Overall, the cybersecurity mindset is shifting among IT decision-makers from a reactive mechanism into a more proactive approach. As a result, CIOs are interested in employing technology and analytics capabilities to be able to detect incidents in real time and respond immediately. We're also seeing interest in deploying business intelligence (BI) and big data strategies to automate security responses and policy changes and prevent incidents.
To reap the benefits of this intelligence-based security strategy, enterprises must do their due diligence to understand the capabilities of the tools in this IT area, as well as the partners that they choose to integrate them. This includes choosing security services providers that offer outcome-based delivery -- for example, committing to protect the enterprise against data loss and malware as opposed to committing to managing a certain volume of devices and/or incidents across the enterprise. And aside from evaluating the tools and partners, IT leaders need to ensure that their own business processes are being implemented effectively through automation.
Data lakes and other big data tools go mainstream
Enterprises commonly operate with their data in siloes, with various departments creating and analyzing different versions of data sets based on their focus area or particular use cases. However, this prevents the company from having an end-to-end view of its data assets to derive deeper insights for real-time decision support. As the amount of data being generated grows exponentially with the addition of more sources like internet of things sensors, enterprises are realizing the need to use and monetize their data holistically. In 2018, we expect to see more organizations using big data and data lakes to build out their BI efforts.
Companies have realized that there is a lot of data within their organizations that they haven't been using meaningfully or that has only been examined by internal data analysts for isolated purposes. As such, we're seeing increased interest in implementing tools to tap into the power of that data and interconnect it across the enterprise. Improvements in this IT area include adopting big data technologies that enable self-service reporting capabilities for business users, accelerating speed to value from the data by eliminating the need to prestage data for reporting purposes. This approach will help organizations become a fully connected enterprise.

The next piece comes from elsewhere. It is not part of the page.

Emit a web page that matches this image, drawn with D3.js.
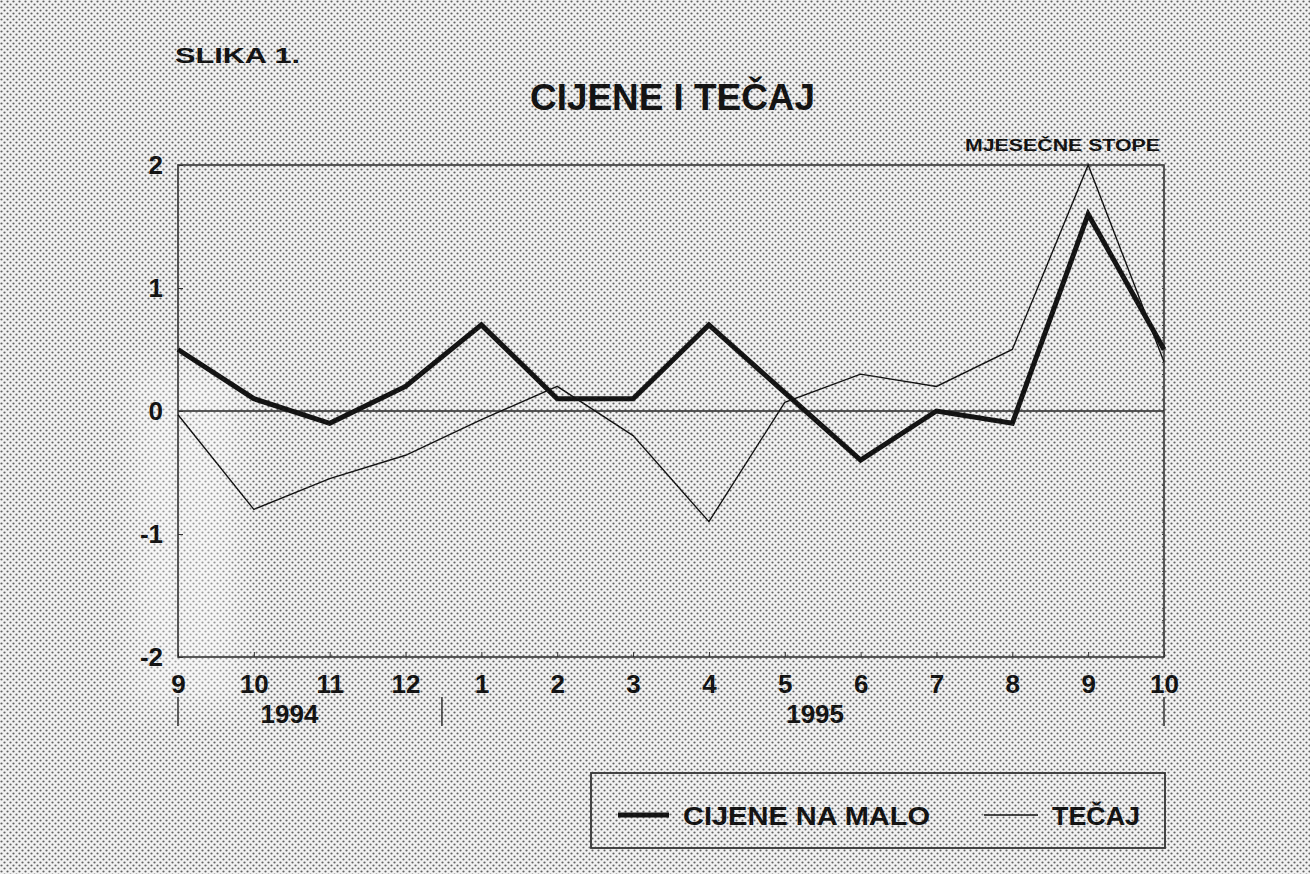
<!DOCTYPE html>
<html>
<head>
<meta charset="utf-8">
<script src="https://cdn.jsdelivr.net/npm/d3@7"></script>
<style>
  body { margin: 0; background: #fff; }
  svg { display: block; font-family: "Liberation Sans", Arial, sans-serif; }
</style>
</head>
<body>
<div class="chart"></div>
<script>
'use strict';

// month labels, Sep 1994 .. Oct 1995
var months = ['9', '10', '11', '12', '1', '2', '3', '4', '5', '6', '7', '8', '9', '10'];
var years = ['1994', '1995'];
var cijene = [0.5, 0.1, -0.1, 0.2, 0.7, 0.1, 0.1, 0.7, 0.15, -0.4, 0.0, -0.1, 1.6, 0.5];
var tecaj = [-0.03, -0.8, -0.55, -0.36, -0.07, 0.2, -0.2, -0.9, 0.07, 0.3, 0.2, 0.5, 2.0, 0.4];
var yTicks = [-2, -1, 0, 1, 2];

var W = 1310, H = 874;
var x = d3.scaleLinear().domain([0, months.length - 1]).range([178, 1164]);
var y = d3.scaleLinear().domain([-2, 2]).range([657, 165]);
var ink = '#141414';

var svg = d3.select('.chart').append('svg').attr('width', W).attr('height', H);

// halftone background, like the scanned print
var defs = svg.append('defs');
var pat = defs.append('pattern').attr('id', 'dots').attr('patternUnits', 'userSpaceOnUse')
  .attr('width', 6).attr('height', 6);
pat.append('rect').attr('width', 6).attr('height', 6).attr('fill', '#f2f2f2');
pat.append('circle').attr('cx', 1.5).attr('cy', 1.5).attr('r', 1.1).attr('fill', '#626262');
pat.append('circle').attr('cx', 4.5).attr('cy', 4.5).attr('r', 1.1).attr('fill', '#626262');
defs.append('filter').attr('id', 'soft').attr('filterUnits', 'userSpaceOnUse')
  .attr('x', 60).attr('y', 290).attr('width', 260).attr('height', 500)
  .append('feGaussianBlur').attr('stdDeviation', 16);
svg.append('rect').attr('width', W).attr('height', H).attr('fill', 'url(#dots)');
// lighter smudge near the left axis
svg.append('rect').attr('x', 135).attr('y', 370).attr('width', 105).attr('height', 335)
  .attr('fill', '#fff').attr('opacity', 0.35).attr('filter', 'url(#soft)');

function label(sel, size, len) {
  sel.attr('font-size', size).attr('font-weight', 'bold').attr('fill', ink);
  if (len) sel.attr('textLength', len).attr('lengthAdjust', 'spacingAndGlyphs');
  return sel;
}

label(svg.append('text').attr('x', 175).attr('y', 63), 22, 125).text('SLIKA 1.');
label(svg.append('text').attr('x', 530).attr('y', 110), 37, 285).text('CIJENE I TEČAJ');
label(svg.append('text').attr('x', 965).attr('y', 151), 16, 195).text('MJESEČNE STOPE');

// frame
svg.append('rect').attr('x', x(0)).attr('y', y(2)).attr('width', x(13) - x(0)).attr('height', y(-2) - y(2))
  .attr('fill', 'none').attr('stroke', '#333').attr('stroke-width', 1.6);

// zero line
svg.append('line').attr('x1', x(0)).attr('x2', x(13)).attr('y1', y(0)).attr('y2', y(0))
  .attr('stroke', '#222').attr('stroke-width', 1.5);

// left axis
var yAxis = d3.axisLeft(y).tickValues(yTicks).tickSize(-5).tickPadding(15)
  .tickFormat(function (d) { return d < 0 ? '-' + Math.abs(d) : d; });
var gy = svg.append('g').attr('transform', 'translate(' + x(0) + ',0)').call(yAxis);
gy.select('.domain').remove();
gy.selectAll('line').attr('stroke', '#333');
gy.selectAll('text').attr('font-size', 26).attr('font-weight', 'bold').attr('fill', ink)
  .attr('font-family', '"Liberation Sans", Arial, sans-serif');

// right axis minor ticks
var gr = svg.append('g').attr('transform', 'translate(' + x(13) + ',0)')
  .call(d3.axisRight(y).ticks(40).tickSize(-2).tickFormat(''));
gr.select('.domain').remove();
gr.selectAll('line').attr('stroke', '#444');

// bottom axis
var xAxis = d3.axisBottom(x).tickValues(d3.range(months.length)).tickSize(-5).tickPadding(18)
  .tickFormat(function (i) { return months[i]; });
var gx = svg.append('g').attr('transform', 'translate(0,' + y(-2) + ')').call(xAxis);
gx.select('.domain').remove();
gx.selectAll('line').attr('stroke', '#333');
gx.selectAll('text').attr('font-size', 26).attr('font-weight', 'bold').attr('fill', ink)
  .attr('font-family', '"Liberation Sans", Arial, sans-serif');

// year labels and separators
var seps = [0, 3.48, 13];
svg.selectAll('line.sep').data(seps).enter().append('line').attr('class', 'sep')
  .attr('x1', function (d) { return x(d); }).attr('x2', function (d) { return x(d); })
  .attr('y1', 697).attr('y2', 726).attr('stroke', '#333').attr('stroke-width', 1.5);
var yearPos = [1.47, 8.4];
svg.selectAll('text.year').data(years).enter().append('text').attr('class', 'year')
  .attr('x', function (d, i) { return x(yearPos[i]); }).attr('y', 723)
  .attr('text-anchor', 'middle').attr('font-size', 26).attr('font-weight', 'bold').attr('fill', ink)
  .text(function (d) { return d; });

// series
var line = d3.line().x(function (d, i) { return x(i); }).y(function (d) { return y(d); });
svg.append('path').datum(tecaj).attr('d', line).attr('fill', 'none').attr('stroke', ink)
  .attr('stroke-width', 1.4).attr('stroke-linejoin', 'miter');
svg.append('path').datum(cijene).attr('d', line).attr('fill', 'none').attr('stroke', ink)
  .attr('stroke-width', 5).attr('stroke-linejoin', 'miter');

// legend
var lg = svg.append('g');
lg.append('rect').attr('x', 591).attr('y', 773).attr('width', 574).attr('height', 75)
  .attr('fill', 'none').attr('stroke', '#333').attr('stroke-width', 1.8);
lg.append('line').attr('x1', 618).attr('x2', 669).attr('y1', 815).attr('y2', 815)
  .attr('stroke', ink).attr('stroke-width', 5);
label(lg.append('text').attr('x', 683).attr('y', 825), 26, 247).text('CIJENE NA MALO');
lg.append('line').attr('x1', 984).attr('x2', 1038).attr('y1', 815).attr('y2', 815)
  .attr('stroke', ink).attr('stroke-width', 1.4);
label(lg.append('text').attr('x', 1052).attr('y', 825), 26, 88).text('TEČAJ');
</script>
</body>
</html>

Additionally, as many organizations are pursuing digital transformation initiatives, business users need to be able to tap a consistent set of data across the enterprise. With this approach, they can run business analytics more rapidly and get real-time decision support as a result. They can then also identify data analytics patterns and apply machine learning capabilities to automate processes and generate continuous improvements. If collaborating with IT outsourcing partners, companies may be able to tap into providers' industry-specific, prebuilt data scenarios to automate business processes more effectively.